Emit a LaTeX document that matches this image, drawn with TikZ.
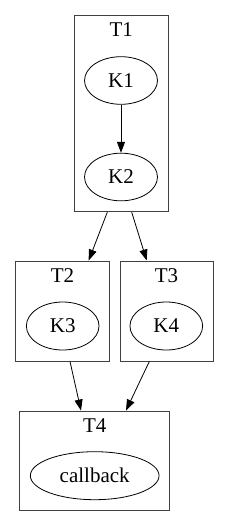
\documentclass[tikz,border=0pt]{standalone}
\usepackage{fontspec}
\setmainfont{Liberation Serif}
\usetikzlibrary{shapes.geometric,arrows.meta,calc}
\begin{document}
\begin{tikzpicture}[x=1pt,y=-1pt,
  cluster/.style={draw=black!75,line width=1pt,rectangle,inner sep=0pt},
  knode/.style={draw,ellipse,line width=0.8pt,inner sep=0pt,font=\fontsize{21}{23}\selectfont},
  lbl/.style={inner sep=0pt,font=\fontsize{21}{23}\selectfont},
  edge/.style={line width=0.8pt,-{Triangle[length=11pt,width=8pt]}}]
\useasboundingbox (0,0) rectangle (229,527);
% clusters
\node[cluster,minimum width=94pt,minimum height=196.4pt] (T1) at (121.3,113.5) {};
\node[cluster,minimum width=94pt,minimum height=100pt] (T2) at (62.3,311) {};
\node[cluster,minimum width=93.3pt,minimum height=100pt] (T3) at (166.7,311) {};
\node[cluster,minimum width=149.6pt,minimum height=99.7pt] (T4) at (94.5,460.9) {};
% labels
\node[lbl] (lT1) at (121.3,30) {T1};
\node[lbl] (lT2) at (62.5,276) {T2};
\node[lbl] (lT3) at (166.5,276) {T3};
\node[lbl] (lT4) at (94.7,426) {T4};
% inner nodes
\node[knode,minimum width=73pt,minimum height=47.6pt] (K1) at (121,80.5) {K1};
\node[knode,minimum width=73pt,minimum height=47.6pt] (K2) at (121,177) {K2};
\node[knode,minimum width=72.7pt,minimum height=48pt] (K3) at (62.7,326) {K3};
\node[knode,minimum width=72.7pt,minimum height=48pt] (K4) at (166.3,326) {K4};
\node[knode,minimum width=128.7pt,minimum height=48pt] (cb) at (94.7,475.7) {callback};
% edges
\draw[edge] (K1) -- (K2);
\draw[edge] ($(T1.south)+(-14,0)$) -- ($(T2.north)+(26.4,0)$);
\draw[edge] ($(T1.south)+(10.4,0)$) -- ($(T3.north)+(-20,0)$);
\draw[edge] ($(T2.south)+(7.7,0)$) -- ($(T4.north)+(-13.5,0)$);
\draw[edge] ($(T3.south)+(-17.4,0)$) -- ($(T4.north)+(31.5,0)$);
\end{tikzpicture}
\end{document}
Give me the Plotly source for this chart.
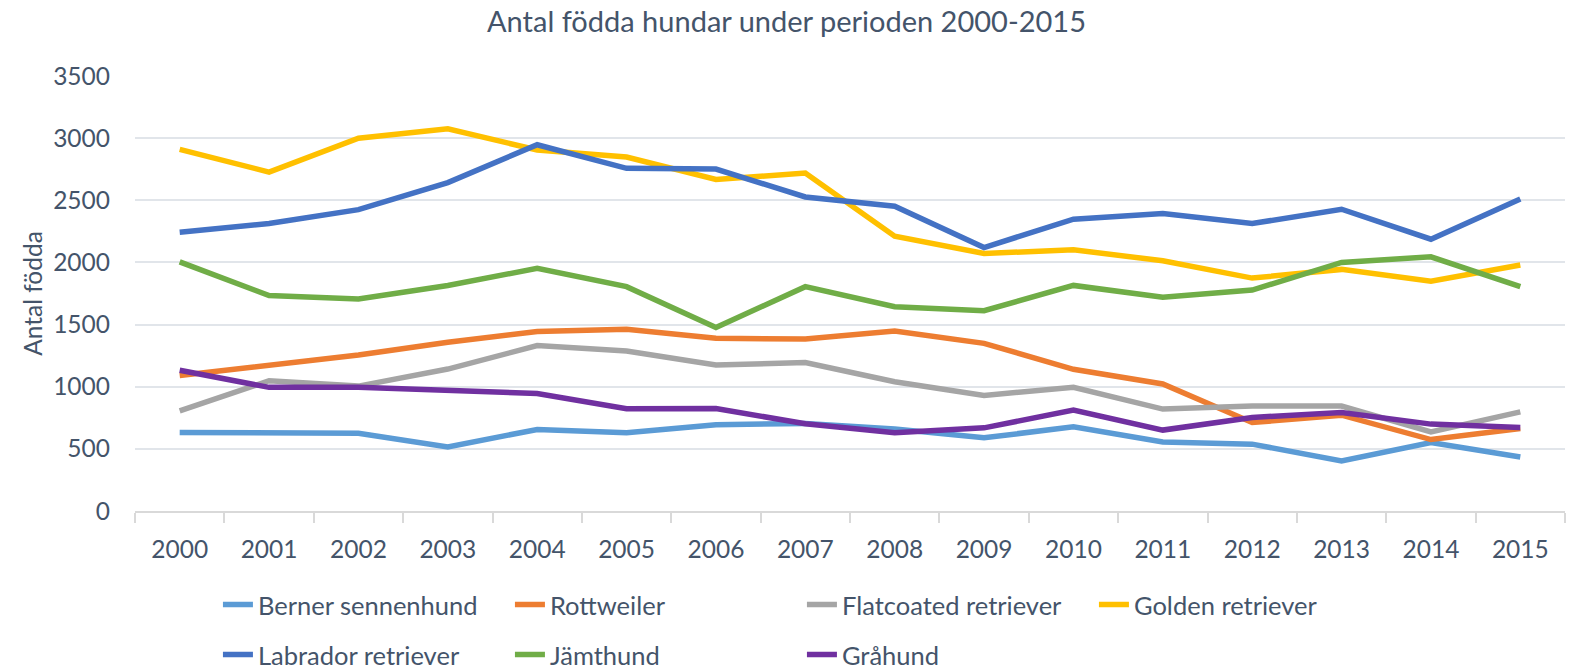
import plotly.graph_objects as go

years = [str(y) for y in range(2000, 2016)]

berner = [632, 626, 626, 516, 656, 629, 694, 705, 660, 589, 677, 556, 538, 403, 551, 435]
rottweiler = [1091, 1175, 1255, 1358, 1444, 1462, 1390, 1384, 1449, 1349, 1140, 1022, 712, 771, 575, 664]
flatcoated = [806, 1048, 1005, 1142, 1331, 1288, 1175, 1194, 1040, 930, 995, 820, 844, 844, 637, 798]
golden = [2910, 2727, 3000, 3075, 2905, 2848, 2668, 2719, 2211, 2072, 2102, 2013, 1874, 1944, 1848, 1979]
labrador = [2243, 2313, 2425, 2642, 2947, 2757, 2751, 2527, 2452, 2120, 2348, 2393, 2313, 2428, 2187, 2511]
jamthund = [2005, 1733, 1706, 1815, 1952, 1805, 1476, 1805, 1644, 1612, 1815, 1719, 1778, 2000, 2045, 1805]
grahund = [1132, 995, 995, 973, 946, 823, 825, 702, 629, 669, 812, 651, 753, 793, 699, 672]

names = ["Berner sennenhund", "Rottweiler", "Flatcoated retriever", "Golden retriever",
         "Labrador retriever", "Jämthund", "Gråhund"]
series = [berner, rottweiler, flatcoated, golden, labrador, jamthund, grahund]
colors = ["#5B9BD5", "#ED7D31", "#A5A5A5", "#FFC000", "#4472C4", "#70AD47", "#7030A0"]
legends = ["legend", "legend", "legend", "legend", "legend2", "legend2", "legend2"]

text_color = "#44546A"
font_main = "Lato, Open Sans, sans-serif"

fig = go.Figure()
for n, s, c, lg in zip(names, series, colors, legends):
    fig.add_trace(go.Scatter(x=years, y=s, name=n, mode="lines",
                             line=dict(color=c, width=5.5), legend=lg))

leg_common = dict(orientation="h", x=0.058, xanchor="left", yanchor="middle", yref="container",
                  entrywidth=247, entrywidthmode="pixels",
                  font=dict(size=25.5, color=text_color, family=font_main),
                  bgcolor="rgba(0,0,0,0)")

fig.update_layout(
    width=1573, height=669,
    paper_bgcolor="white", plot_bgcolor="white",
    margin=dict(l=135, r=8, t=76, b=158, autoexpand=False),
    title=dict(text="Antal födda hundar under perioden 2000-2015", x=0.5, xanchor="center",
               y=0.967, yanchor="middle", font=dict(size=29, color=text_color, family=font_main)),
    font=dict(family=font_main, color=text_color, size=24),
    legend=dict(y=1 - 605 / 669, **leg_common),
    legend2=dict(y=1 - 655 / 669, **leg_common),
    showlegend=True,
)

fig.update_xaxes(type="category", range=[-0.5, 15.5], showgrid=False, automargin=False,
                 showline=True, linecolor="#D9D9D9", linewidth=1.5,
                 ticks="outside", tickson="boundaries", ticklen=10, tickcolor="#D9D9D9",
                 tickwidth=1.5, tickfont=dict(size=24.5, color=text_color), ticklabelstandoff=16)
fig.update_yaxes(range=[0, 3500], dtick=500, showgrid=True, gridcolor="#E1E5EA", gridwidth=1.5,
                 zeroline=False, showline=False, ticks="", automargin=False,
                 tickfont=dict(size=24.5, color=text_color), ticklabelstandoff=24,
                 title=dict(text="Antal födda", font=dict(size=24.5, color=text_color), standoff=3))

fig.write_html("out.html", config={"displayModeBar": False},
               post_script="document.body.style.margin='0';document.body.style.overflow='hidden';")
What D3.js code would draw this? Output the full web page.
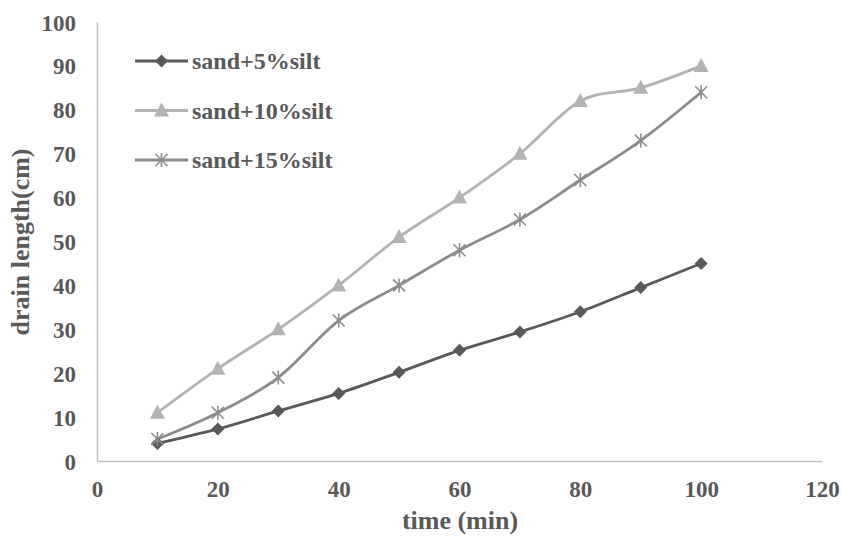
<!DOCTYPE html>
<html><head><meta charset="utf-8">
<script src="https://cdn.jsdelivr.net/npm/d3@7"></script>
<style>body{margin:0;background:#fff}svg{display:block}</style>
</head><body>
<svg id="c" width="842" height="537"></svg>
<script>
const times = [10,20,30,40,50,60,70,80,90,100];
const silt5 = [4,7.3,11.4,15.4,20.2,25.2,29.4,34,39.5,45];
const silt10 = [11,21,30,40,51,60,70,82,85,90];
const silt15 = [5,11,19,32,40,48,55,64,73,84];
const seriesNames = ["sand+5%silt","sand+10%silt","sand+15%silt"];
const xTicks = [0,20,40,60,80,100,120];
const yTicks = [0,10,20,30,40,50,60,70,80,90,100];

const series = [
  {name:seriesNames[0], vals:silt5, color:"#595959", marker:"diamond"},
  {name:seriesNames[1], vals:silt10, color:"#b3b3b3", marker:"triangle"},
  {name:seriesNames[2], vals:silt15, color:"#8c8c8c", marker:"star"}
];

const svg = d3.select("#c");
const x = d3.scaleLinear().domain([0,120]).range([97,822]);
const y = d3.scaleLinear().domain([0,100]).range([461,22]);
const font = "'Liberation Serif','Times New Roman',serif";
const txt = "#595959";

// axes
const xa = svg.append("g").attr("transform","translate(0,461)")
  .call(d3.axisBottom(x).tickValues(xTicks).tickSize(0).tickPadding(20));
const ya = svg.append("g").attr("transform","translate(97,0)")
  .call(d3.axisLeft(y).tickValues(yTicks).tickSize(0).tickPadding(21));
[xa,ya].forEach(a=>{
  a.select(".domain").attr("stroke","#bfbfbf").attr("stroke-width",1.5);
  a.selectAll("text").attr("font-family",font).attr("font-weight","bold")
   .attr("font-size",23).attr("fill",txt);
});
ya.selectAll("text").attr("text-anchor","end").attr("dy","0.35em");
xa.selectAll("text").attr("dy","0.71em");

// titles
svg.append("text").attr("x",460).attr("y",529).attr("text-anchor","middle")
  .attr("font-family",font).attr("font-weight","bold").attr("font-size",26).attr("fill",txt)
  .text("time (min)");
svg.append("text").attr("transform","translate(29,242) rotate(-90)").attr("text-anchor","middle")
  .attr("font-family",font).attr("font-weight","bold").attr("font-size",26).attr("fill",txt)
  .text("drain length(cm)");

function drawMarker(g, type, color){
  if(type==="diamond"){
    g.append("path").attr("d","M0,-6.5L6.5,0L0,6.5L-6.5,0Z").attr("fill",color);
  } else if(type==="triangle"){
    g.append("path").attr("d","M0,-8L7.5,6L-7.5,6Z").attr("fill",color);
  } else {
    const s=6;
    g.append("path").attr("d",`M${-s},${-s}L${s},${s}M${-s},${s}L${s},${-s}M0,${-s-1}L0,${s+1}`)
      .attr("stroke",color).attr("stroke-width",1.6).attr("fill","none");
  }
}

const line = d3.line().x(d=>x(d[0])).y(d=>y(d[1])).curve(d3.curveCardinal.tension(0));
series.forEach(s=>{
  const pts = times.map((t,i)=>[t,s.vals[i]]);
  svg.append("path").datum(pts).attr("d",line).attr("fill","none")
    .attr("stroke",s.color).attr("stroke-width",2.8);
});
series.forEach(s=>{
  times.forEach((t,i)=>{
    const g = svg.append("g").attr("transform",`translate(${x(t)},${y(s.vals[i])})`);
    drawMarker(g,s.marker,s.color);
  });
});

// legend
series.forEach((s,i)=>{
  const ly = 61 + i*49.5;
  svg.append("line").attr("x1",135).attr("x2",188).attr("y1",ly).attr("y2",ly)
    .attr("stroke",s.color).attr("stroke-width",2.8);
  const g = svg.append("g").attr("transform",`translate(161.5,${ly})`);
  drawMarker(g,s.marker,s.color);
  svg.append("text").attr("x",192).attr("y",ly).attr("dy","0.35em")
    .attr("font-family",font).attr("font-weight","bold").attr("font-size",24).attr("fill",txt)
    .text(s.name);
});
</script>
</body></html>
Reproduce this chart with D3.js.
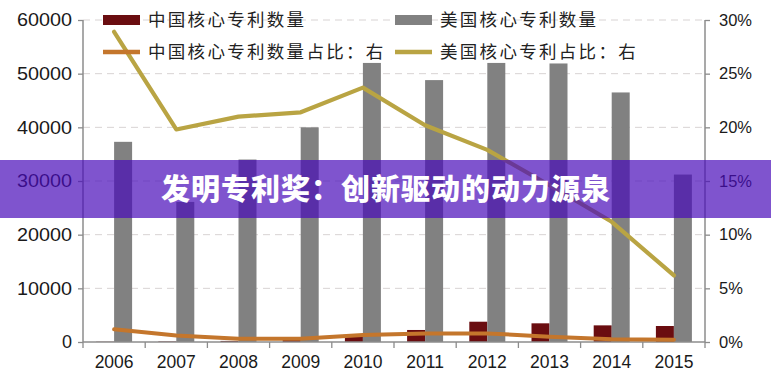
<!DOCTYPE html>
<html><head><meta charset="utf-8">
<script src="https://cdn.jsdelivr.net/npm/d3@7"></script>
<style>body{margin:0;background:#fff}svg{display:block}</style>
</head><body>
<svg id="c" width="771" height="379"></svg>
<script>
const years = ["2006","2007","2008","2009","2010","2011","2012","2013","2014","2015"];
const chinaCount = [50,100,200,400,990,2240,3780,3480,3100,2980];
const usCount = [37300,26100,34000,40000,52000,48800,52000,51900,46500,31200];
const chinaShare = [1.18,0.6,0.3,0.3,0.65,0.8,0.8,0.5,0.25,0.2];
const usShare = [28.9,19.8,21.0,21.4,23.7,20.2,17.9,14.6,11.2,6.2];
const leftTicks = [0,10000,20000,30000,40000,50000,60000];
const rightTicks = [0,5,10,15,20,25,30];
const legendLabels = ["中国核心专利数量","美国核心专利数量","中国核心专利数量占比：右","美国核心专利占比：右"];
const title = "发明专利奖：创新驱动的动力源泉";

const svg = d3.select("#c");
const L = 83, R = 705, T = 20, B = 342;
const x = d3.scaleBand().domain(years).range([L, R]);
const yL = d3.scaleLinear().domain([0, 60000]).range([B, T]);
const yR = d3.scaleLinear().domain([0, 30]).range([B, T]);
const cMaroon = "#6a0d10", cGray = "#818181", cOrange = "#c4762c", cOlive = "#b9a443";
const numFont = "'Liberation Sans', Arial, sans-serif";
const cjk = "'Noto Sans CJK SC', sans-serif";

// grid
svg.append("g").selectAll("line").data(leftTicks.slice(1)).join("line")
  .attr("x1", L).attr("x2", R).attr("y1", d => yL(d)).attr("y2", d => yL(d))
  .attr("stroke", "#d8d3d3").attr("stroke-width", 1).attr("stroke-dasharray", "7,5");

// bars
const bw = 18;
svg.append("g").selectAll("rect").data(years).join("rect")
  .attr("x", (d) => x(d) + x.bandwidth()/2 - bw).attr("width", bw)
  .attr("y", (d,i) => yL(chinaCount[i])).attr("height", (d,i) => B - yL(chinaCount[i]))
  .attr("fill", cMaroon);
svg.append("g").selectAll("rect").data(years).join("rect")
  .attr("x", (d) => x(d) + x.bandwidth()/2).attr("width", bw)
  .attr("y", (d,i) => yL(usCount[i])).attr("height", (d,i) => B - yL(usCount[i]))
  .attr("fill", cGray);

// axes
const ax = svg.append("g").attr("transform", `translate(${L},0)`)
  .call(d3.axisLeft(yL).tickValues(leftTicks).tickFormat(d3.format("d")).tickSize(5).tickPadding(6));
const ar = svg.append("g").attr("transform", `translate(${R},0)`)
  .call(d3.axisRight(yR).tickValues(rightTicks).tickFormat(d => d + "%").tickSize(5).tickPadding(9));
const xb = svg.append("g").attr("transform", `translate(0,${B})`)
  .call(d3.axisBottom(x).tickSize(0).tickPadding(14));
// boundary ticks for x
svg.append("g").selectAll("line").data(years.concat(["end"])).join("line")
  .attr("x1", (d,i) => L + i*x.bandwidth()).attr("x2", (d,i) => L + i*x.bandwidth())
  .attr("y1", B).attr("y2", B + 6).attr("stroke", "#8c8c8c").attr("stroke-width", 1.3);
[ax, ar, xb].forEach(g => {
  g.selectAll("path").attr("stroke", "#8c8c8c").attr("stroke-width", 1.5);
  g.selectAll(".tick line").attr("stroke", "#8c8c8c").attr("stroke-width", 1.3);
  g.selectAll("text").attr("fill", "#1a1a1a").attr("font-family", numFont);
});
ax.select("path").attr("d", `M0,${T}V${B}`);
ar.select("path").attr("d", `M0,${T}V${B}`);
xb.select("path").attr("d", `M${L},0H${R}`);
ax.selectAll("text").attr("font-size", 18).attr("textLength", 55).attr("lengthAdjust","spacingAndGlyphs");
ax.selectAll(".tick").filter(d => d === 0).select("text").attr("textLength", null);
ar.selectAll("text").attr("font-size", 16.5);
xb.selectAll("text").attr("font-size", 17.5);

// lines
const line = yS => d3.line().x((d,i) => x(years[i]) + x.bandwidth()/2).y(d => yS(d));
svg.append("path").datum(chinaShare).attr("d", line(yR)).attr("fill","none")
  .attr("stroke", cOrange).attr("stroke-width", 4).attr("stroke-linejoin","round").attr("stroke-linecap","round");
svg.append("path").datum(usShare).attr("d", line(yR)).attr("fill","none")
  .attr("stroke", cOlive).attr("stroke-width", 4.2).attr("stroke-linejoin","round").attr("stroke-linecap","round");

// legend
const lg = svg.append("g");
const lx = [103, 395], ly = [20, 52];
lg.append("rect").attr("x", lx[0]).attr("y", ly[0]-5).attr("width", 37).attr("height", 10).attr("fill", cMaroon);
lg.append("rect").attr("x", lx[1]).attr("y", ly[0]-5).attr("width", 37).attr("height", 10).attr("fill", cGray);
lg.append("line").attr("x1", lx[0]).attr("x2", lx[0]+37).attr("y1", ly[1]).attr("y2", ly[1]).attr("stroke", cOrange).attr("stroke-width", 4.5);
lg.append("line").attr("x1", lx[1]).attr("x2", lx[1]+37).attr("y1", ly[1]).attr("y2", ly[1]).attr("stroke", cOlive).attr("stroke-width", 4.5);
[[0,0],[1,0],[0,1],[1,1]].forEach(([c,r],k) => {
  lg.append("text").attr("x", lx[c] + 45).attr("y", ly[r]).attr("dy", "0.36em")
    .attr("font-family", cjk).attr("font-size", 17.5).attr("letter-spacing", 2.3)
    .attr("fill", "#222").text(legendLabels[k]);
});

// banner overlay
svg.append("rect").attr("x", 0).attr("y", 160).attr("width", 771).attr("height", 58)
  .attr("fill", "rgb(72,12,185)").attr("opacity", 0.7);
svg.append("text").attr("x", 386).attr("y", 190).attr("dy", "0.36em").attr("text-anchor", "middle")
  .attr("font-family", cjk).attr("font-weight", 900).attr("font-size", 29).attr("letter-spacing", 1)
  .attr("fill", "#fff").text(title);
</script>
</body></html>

________________

**Written request:**
Return the lines exactly as they stand, from the start of the entries through the line holding "years = [str(y) for y in range(2000, 2016)]"; omit the pictures.

**Exercise output:**
Emit a LaTeX document that matches this image, drawn with TikZ.
\documentclass[tikz,border=0pt]{standalone}
\usepackage{fontspec}
\setmainfont{Liberation Serif}
\usetikzlibrary{shapes.geometric,arrows.meta,calc}
\begin{document}
\begin{tikzpicture}[x=1pt,y=-1pt,
  cluster/.style={draw=black!75,line width=1pt,rectangle,inner sep=0pt},
  knode/.style={draw,ellipse,line width=0.8pt,inner sep=0pt,font=\fontsize{21}{23}\selectfont},
  lbl/.style={inner sep=0pt,font=\fontsize{21}{23}\selectfont},
  edge/.style={line width=0.8pt,-{Triangle[length=11pt,width=8pt]}}]
\useasboundingbox (0,0) rectangle (229,527);
% clusters
\node[cluster,minimum width=94pt,minimum height=196.4pt] (T1) at (121.3,113.5) {};
\node[cluster,minimum width=94pt,minimum height=100pt] (T2) at (62.3,311) {};
\node[cluster,minimum width=93.3pt,minimum height=100pt] (T3) at (166.7,311) {};
\node[cluster,minimum width=149.6pt,minimum height=99.7pt] (T4) at (94.5,460.9) {};
% labels
\node[lbl] (lT1) at (121.3,30) {T1};
\node[lbl] (lT2) at (62.5,276) {T2};
\node[lbl] (lT3) at (166.5,276) {T3};
\node[lbl] (lT4) at (94.7,426) {T4};
% inner nodes
\node[knode,minimum width=73pt,minimum height=47.6pt] (K1) at (121,80.5) {K1};
\node[knode,minimum width=73pt,minimum height=47.6pt] (K2) at (121,177) {K2};
\node[knode,minimum width=72.7pt,minimum height=48pt] (K3) at (62.7,326) {K3};
\node[knode,minimum width=72.7pt,minimum height=48pt] (K4) at (166.3,326) {K4};
\node[knode,minimum width=128.7pt,minimum height=48pt] (cb) at (94.7,475.7) {callback};
% edges
\draw[edge] (K1) -- (K2);
\draw[edge] ($(T1.south)+(-14,0)$) -- ($(T2.north)+(26.4,0)$);
\draw[edge] ($(T1.south)+(10.4,0)$) -- ($(T3.north)+(-20,0)$);
\draw[edge] ($(T2.south)+(7.7,0)$) -- ($(T4.north)+(-13.5,0)$);
\draw[edge] ($(T3.south)+(-17.4,0)$) -- ($(T4.north)+(31.5,0)$);
\end{tikzpicture}
\end{document}
Give me the Plotly source for this chart.
import plotly.graph_objects as go

years = [str(y) for y in range(2000, 2016)]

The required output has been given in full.